Saturday, October 4, 2008

What Directors Should Know About ... Managing Risk

Do bankers know how to manage risk? Did the boards of Lehman Brothers or AIG recognize that a financial crisis was impending? Did they ensure their companies were strong and could preserve shareholder’s equity when the crisis occurred? If that’s the objective against which you judge their risk management performance, then the answer for them, and those that failed with them, must be no.

Boards manage risk. It’s their only job. The measures used to judge their performance are the strength of the company and the value of their stock. So what happened? Part of the reason for failure was their approach to managing risk.

Computers don’t manage risk—People manage risk

Banks rely on computers to “manage risk.” So do many others. But computers can only use an algorithm to massage data, compare the results to a benchmark, and report whether the data deviates from the benchmark. When the characteristics of the situation extend beyond the assumptions of the algorithm, then the data is worthless and worse, misleading. You experienced the result. Computer programs don’t manage risk. Humans manage risk.

Managing risk is a forward-looking, intuitive process done by a human brain on the basis of its knowledge, imagination, capacity for solving complex problems, tolerance for ambiguity, ability to see ourselves in the world around us, paranoia, and previous experience. And the deeper the paranoia, and more painful the experience, the better. Managing risk takes place against a set of objectives. It looks in all directions. It takes time. It becomes suspicious when, “everyone is doing it,” or “it looks too good to be true.” It isn’t loyal to old friends for loyalty sake. It’s best done in a group where the experience is diverse (but relevant) and where the members can freely discuss their views, and challenge the views of each other. Some call this kind of group a Board of Directors.

The directors of Enron failed in their duty to shareholders. Kurt Eichenwald’s book, Conspiracy of Fools: A True Story, told the tale. The stories of what happened at Bear Sterns, AIG, Fanny Mae, Freddie Mac, and Washington Mutual have yet to be written. Will those stories reveal that their directors failed as well?

Let’s stop right there. It’s not my intent to criticize. I don’t know that the boards of Enron, Lehman Brothers, or AIG were the fat cats and uncaring people that some have portrayed them to be. I doubt they were. What I do know is that the expectations placed on directors changed dramatically with the demise of Enron and the introduction of Sarbanes-Oxley. And the challenge for boards ever since has been to find a means to effectively meet those expectations.

How can they do that?

They can start by recognizing that boards are risk mangers, and that risk management is their only job.
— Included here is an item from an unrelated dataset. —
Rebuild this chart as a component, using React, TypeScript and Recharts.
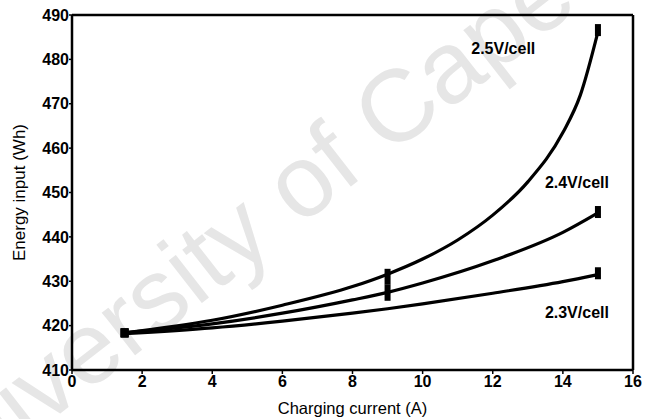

1. Risk management is an organized process in which Directors (not computers) routinely examine major risks critical to the business. Those risks are simple and straight forward. Moreover, most everyone knows them. The just don’t take the time to execute them well; the risk in the CEO and the CEO’s management of the business, the risk in the strategic plan at time of formulation and execution, the risk in the senior management team, the risk in the composition of the board, and the risk in the creation and presentation of financial information. Boards are the last stop in the risk management process, the endpoint in the company’s Enterprise Risk Management program.

2. Make risk management a proactive process in which Directors, like smoke detectors, are always sampling the air and checking for bad smells. They never go off the air. They are always listening, watching, and analyzing the results for events or situations of that could stop or deter their company from reaching its objectives. That’s the definition of risk, “An event or situation of that could stop or deter the company from reaching its objectives.”

3. Engage the company’s internal auditor to be the board’s eyes, ears, (and nose,) reporting directly to the board; operating with the board’s direction. The job is simply too big for ten, drop-in-directors, to do the investigation themselves.
4. Change the relationship between the Board, the internal Auditor, and the CEO. The preservation of the corporation and shareholder’s equity requires a team effort. There is no room for egos or petty jealousies.

1 comment:

Matt Barney, Ph.D. said...

Excellent points. I have found that boards aren't always systematic about the ways they select, delelop, and assess individual and team -including committee performance.